Last Friday we had to put our dog to sleep.
It was awful. He couldn’t walk, he couldn’t get up from his position on the floor, he could only stand if you placed him in an upright position. Watching him try to move was unbearable. He wouldn’t eat, he drank water very sparsely, and his eyes looked sad. No more licks.
We knew it was time for him to go, and for two nights in a row we slept on the living room floor with him because he couldn’t get up and off of the bed safely. Our backs hurt, we slept very little, and our dog was no better… So on Friday morning, after I finished teaching my class, we took him to the vet.
It wasn’t easy, letting him go, but it wasn’t easy to watch him be in pain, either. The entire weekend we spent dedicated to creating a memorial garden for him; we chose all plants we thought he might like to pee on and things that would come up year after year to remind us of our shared life.

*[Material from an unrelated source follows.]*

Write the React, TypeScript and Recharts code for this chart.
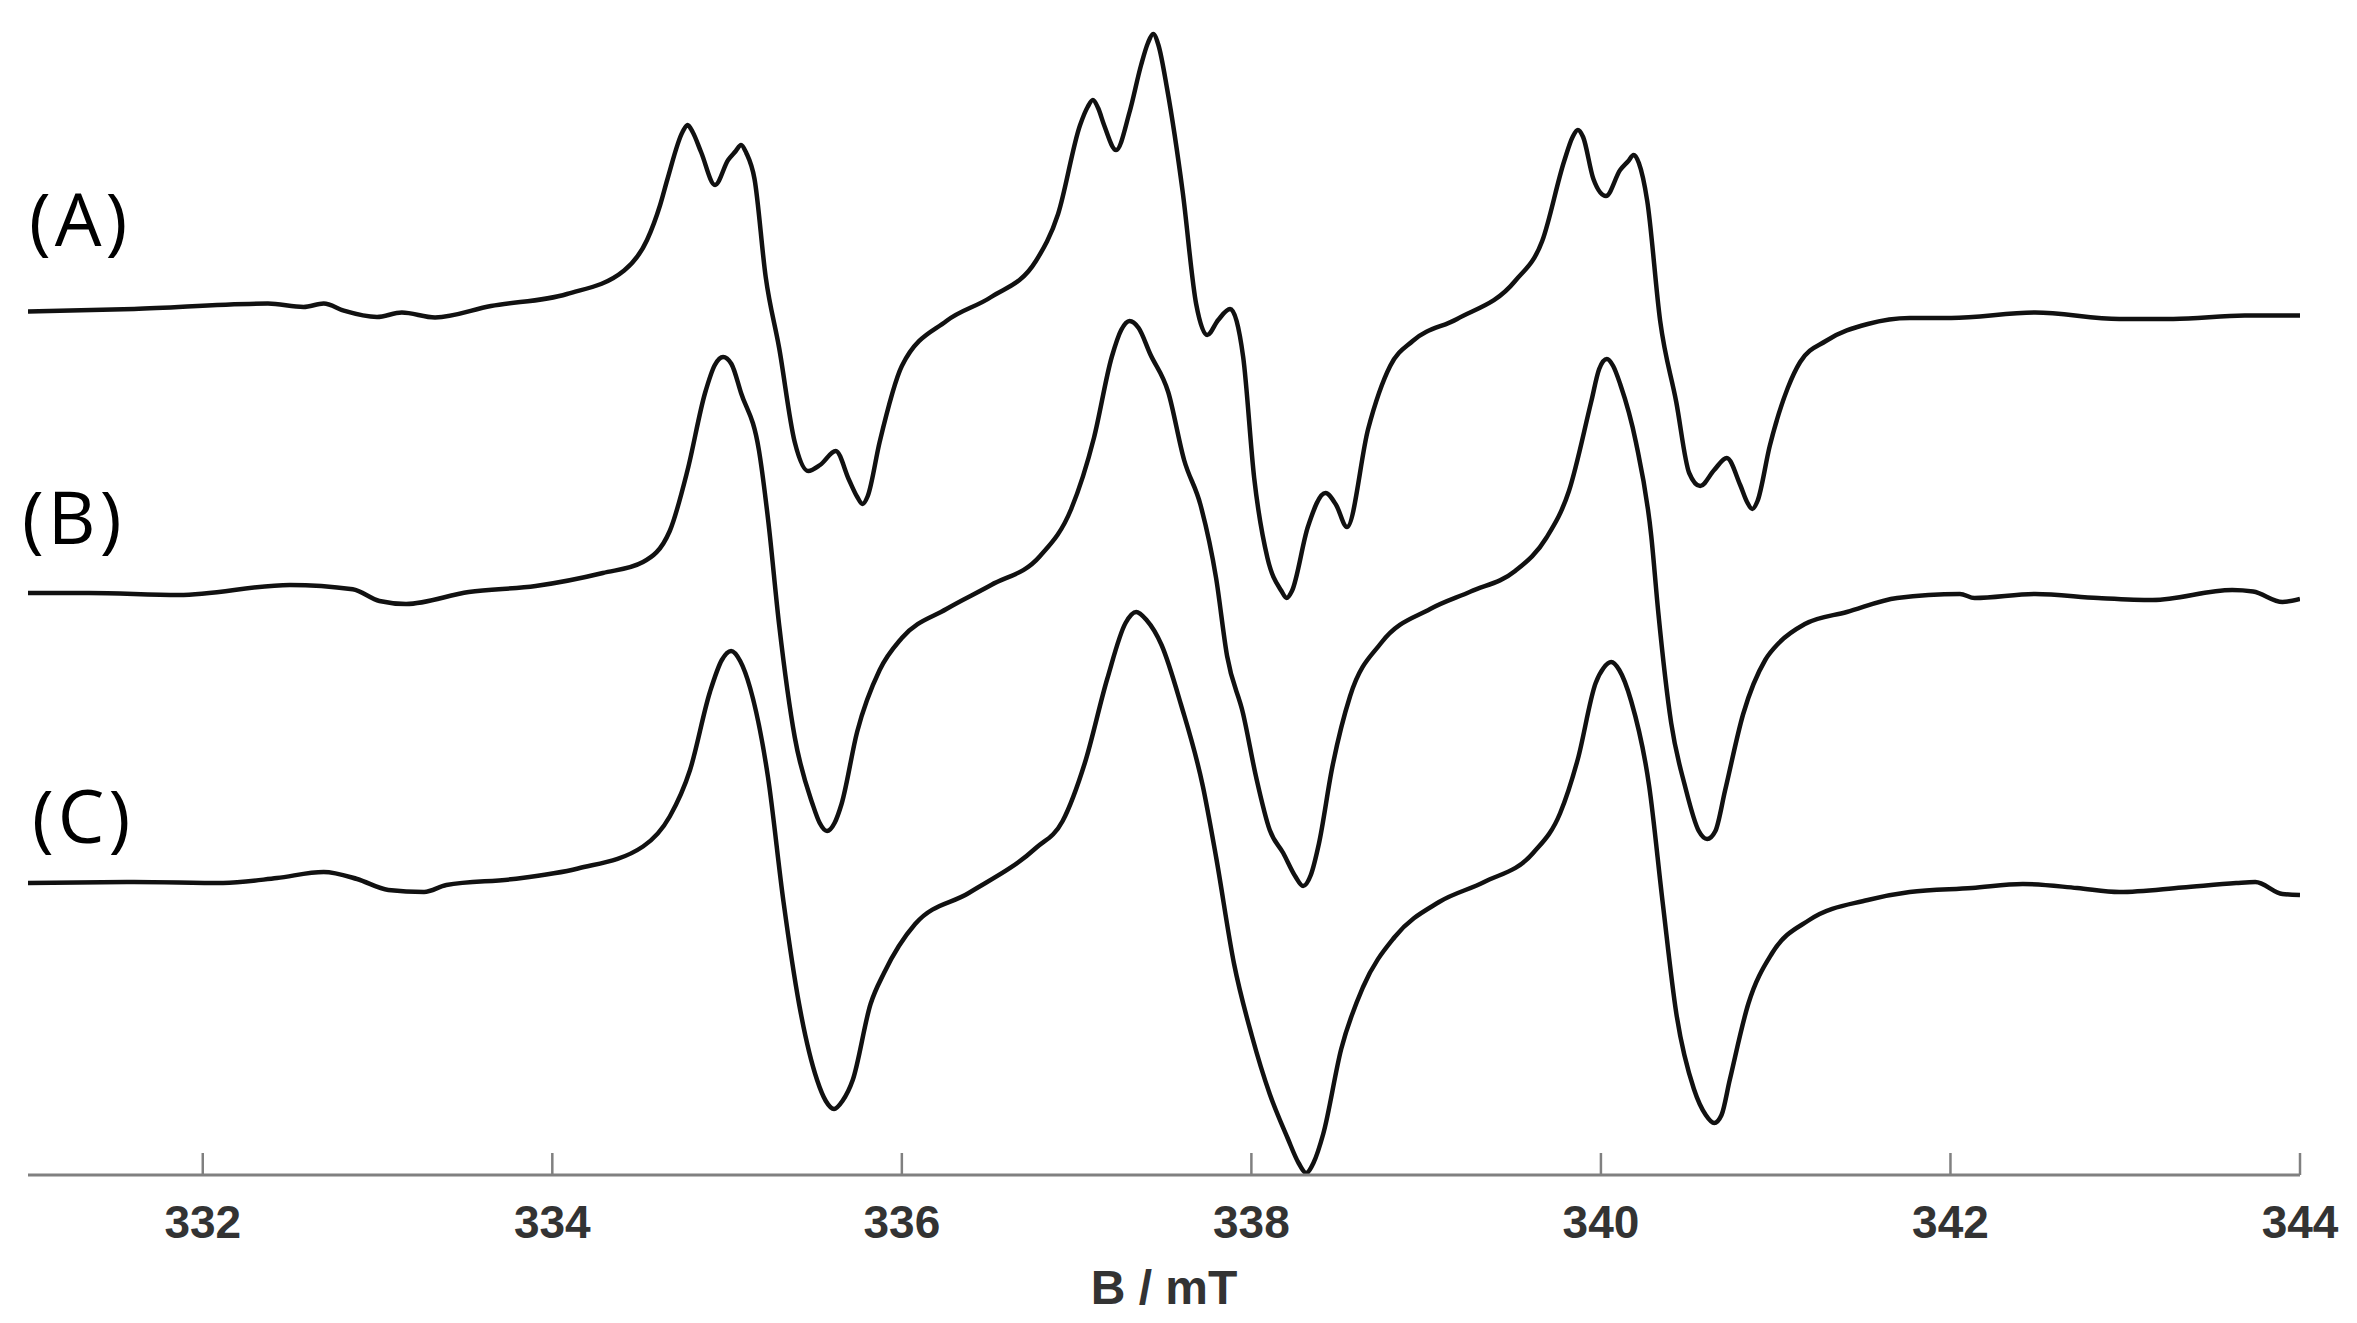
import { LineChart, Line, XAxis, YAxis } from 'recharts'

// ── EPR spectra (A), (B), (C) — [field mT, intensity a.u.] ──

const traceA: [number, number][] = [
  [331.0, -0.5], [331.607, 2], [332.373, 7.4], [332.577, 4], [332.692, 7.4], [332.807, 0.3],
  [332.997, -6], [333.139, -1.5], [333.329, -6.4], [333.649, 5], [334.084, 17], [334.411, 40.5],
  [334.542, 71], [334.617, 106], [334.659, 132], [334.745, 179], [334.774, 186], [334.803, 179],
  [334.851, 159], [334.931, 126], [335.006, 151], [335.05, 160], [335.08, 166], [335.11, 158],
  [335.157, 132], [335.221, 34], [335.298, -37], [335.387, -131], [335.464, -160], [335.532, -154],
  [335.622, -140], [335.698, -169], [335.745, -186], [335.775, -193], [335.805, -185], [335.873, -131],
  [336.0, -55], [336.255, -10], [336.511, 14], [336.767, 50], [336.894, 97], [337.02, 186],
  [337.063, 204], [337.093, 211], [337.123, 203], [337.157, 186], [337.226, 161], [337.303, 199],
  [337.369, 246], [337.408, 268], [337.438, 277], [337.468, 266], [337.518, 222], [337.607, 119],
  [337.684, 7], [337.747, -24], [337.81, -9], [337.878, 2], [337.953, -46], [338.016, -167],
  [338.092, -247], [338.172, -280], [338.202, -287], [338.232, -280], [338.323, -216], [338.424, -182],
  [338.485, -194], [338.547, -216], [338.668, -118], [338.794, -55], [338.923, -30], [339.177, -8],
  [339.509, 30], [339.664, 70], [339.79, 150], [339.838, 174], [339.868, 181], [339.898, 174],
  [339.957, 132], [340.029, 115], [340.11, 141], [340.157, 150], [340.187, 156], [340.217, 148],
  [340.265, 110], [340.339, -10], [340.431, -91], [340.505, -162], [340.568, -175], [340.648, -159],
  [340.72, -147], [340.797, -174], [340.836, -191], [340.866, -198], [340.896, -190], [340.966, -135],
  [341.069, -77], [341.14, -51], [341.287, -30], [341.527, -13], [341.767, -7], [342.004, -7],
  [342.485, -1.5], [342.966, -8], [343.275, -8], [343.684, -4.6], [344.0, -4.6],
]

const traceB: [number, number][] = [
  [331.0, 0], [331.349, 0], [331.862, -2], [332.499, 8], [332.858, 3.7], [333.011, -8],
  [333.163, -11], [333.522, 1], [333.905, 7], [334.289, 20], [334.519, 31], [334.672, 62],
  [334.774, 123], [334.874, 200], [334.93, 228], [334.977, 236], [335.025, 229], [335.08, 200],
  [335.183, 142], [335.235, 73], [335.298, -32], [335.387, -144], [335.489, -211], [335.53, -230],
  [335.572, -238], [335.615, -230], [335.655, -211], [335.744, -139], [335.873, -77], [336.0, -45],
  [336.255, -16], [336.511, 8], [336.791, 37], [336.969, 84], [337.099, 155], [337.201, 236],
  [337.255, 263], [337.303, 272], [337.355, 265], [337.421, 239], [337.524, 201], [337.615, 133],
  [337.709, 88], [337.798, 15], [337.861, -63], [337.953, -121], [338.027, -184], [338.105, -237],
  [338.182, -260], [338.25, -283], [338.296, -293], [338.34, -282], [338.386, -251], [338.462, -175],
  [338.565, -103], [338.742, -50], [339.023, -16], [339.255, 1.5], [339.509, 22], [339.687, 55],
  [339.817, 102], [339.944, 191], [339.99, 224], [340.034, 234], [340.07, 227], [340.11, 209],
  [340.2, 151], [340.288, 57], [340.328, -19], [340.402, -130], [340.481, -193], [340.56, -238],
  [340.608, -246], [340.655, -238], [340.711, -197], [340.814, -121], [340.94, -67], [341.018, -50],
  [341.167, -31], [341.407, -19], [341.695, -5], [342.054, -1], [342.138, -5], [342.485, -1],
  [342.845, -5], [343.157, -7], [343.612, 3], [343.732, 1.5], [343.9, -9], [344.0, -6],
]

const traceC: [number, number][] = [
  [331.0, 0], [331.607, 1], [332.116, 0], [332.424, 5], [332.692, 11], [332.883, 4],
  [333.062, -7], [333.266, -9], [333.394, -2], [333.778, 4], [334.147, 14.5], [334.519, 36.5],
  [334.672, 66.5], [334.788, 113], [334.902, 191], [334.97, 223], [335.023, 232], [335.075, 222],
  [335.132, 195], [335.234, 106], [335.323, -19], [335.412, -121], [335.515, -197], [335.565, -218],
  [335.612, -226], [335.66, -218], [335.719, -197], [335.821, -121], [335.898, -90], [336.076, -41],
  [336.383, -10], [336.767, 35], [336.92, 62], [337.047, 120], [337.175, 204], [337.28, 260],
  [337.341, 271], [337.4, 263], [337.486, 238], [337.598, 178], [337.722, 97], [337.798, 26],
  [337.901, -81], [338.003, -153], [338.105, -211], [338.207, -255], [338.27, -280], [338.313, -290],
  [338.355, -280], [338.411, -251], [338.514, -166], [338.639, -104], [338.82, -54], [339.074, -19],
  [339.332, 1], [339.612, 30], [339.767, 70], [339.868, 124], [339.97, 200], [340.015, 215],
  [340.059, 221], [340.105, 213], [340.173, 182], [340.276, 97], [340.353, -19], [340.431, -130],
  [340.532, -206], [340.6, -232], [340.648, -240], [340.69, -232], [340.737, -197], [340.843, -121],
  [340.98, -70], [341.192, -37], [341.527, -17], [341.767, -9], [342.124, -5], [342.414, -1],
  [342.725, -5], [342.966, -9], [343.325, -4.5], [343.635, 0], [343.744, 1], [343.9, -11],
  [344.0, -12],
]

// vertical stacking offsets of the three traces
const offsets = [864, 582, 292]
const traceLabels = ['(A)', '(B)', '(C)']
const fieldTicks = [332, 334, 336, 338, 340, 342, 344]

const W = 2357
const H = 1323

const series = [traceA, traceB, traceC].map((t, k) =>
  t.map(([b, v]) => ({ b, v: offsets[k] + v }))
)

function FieldTick({ x, y, payload }: any) {
  return (
    <g>
      <line x1={x} x2={x} y1={y} y2={y - 22} stroke="#808080" strokeWidth={2.5} />
      <text
        x={x}
        y={y + 63}
        textAnchor="middle"
        fill="#333"
        fontFamily="'Liberation Sans', Arial, sans-serif"
        fontWeight="bold"
        fontSize={46}
      >
        {payload.value}
      </text>
    </g>
  )
}

export default function App() {
  return (
    <div style={{ position: 'absolute', left: 0, top: 0, width: W, height: H, background: '#fff' }}>
      <LineChart width={W} height={H} margin={{ top: 20, right: 57, left: 28, bottom: 0 }}>
        <XAxis
          dataKey="b"
          type="number"
          domain={[331, 344]}
          ticks={fieldTicks}
          allowDataOverflow
          height={148}
          tickSize={0}
          tickMargin={0}
          tickLine={false}
          axisLine={{ stroke: '#808080', strokeWidth: 3 }}
          tick={<FieldTick />}
          label={{
            content: ({ viewBox }: any) => (
              <text
                x={viewBox.x + viewBox.width / 2}
                y={viewBox.y + 129}
                textAnchor="middle"
                fill="#333"
                fontFamily="'Liberation Sans', Arial, sans-serif"
                fontWeight="bold"
                fontSize={48}
              >
                B / mT
              </text>
            ),
          }}
        />
        <YAxis hide type="number" domain={[0, 1155]} allowDataOverflow />
        {series.map((d, k) => (
          <Line
            key={k}
            data={d}
            name={traceLabels[k]}
            type="monotone"
            dataKey="v"
            stroke="#111"
            strokeWidth={4.5}
            dot={false}
            activeDot={false}
            isAnimationActive={false}
          />
        ))}
      </LineChart>

      <svg width={W} height={H} style={{ position: 'absolute', left: 0, top: 0, pointerEvents: 'none' }}>
        {traceLabels.map((t, i) => (
          <text
            key={t}
            x={[29, 22, 32][i]}
            y={[246, 544, 843][i]}
            fontFamily="'Open Sans', sans-serif"
            fontSize={74}
            letterSpacing={4}
            fill="#000"
          >
            {t}
          </text>
        ))}
      </svg>
    </div>
  )
}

Today, I came home from teaching a class, a bit anxious about some projects that I’m expanding and feeling a bit out of place. (April was a hard month – two of the locations in which I taught yoga closed down and I left one location voluntarily. This work stress combined with the stress of our still unfinished bathroom and Tanner’s illness growing more intense has made the past 30 days incredibly difficult.) I opened the door to our house, excited to be home and be greeted by my favorite canine companion, and when he didn’t come running or licking I remembered. He wouldn’t be coming to greet me anymore.
So instead I curled up with his most loved toys, smelled the lingering scents of him, and cried on our couch.
There our times in each of our lives where we’re on the downswing of the emotional rollercoaster. Occasionally in yoga classes, we’re told to expand on the power of positive thinking, to surround everything in love and light, and to give up all of your problems to a higher power. I believe in this. But I also believe in the space it takes to heal. To get from one piece of your life, pull yourself back together, and keep moving forward.
I believe in giving yourself permission to feel sad.
I believe in giving yourself permission to take a break.
I believe in giving yourself permission to be angry, to grieve, to get pissed off, to cry buckets of tears, to laugh out loud, and to be raw, real, and human.
Life takes you in little steps. And you need to take each event step by step. There’s no rushing the grieving process. There’s no controlling the emotional chaos. Sometimes you need to let it out, to step aside and let yourself be however you are for that hour on your mat.
Today, I wish you give yourself that permission.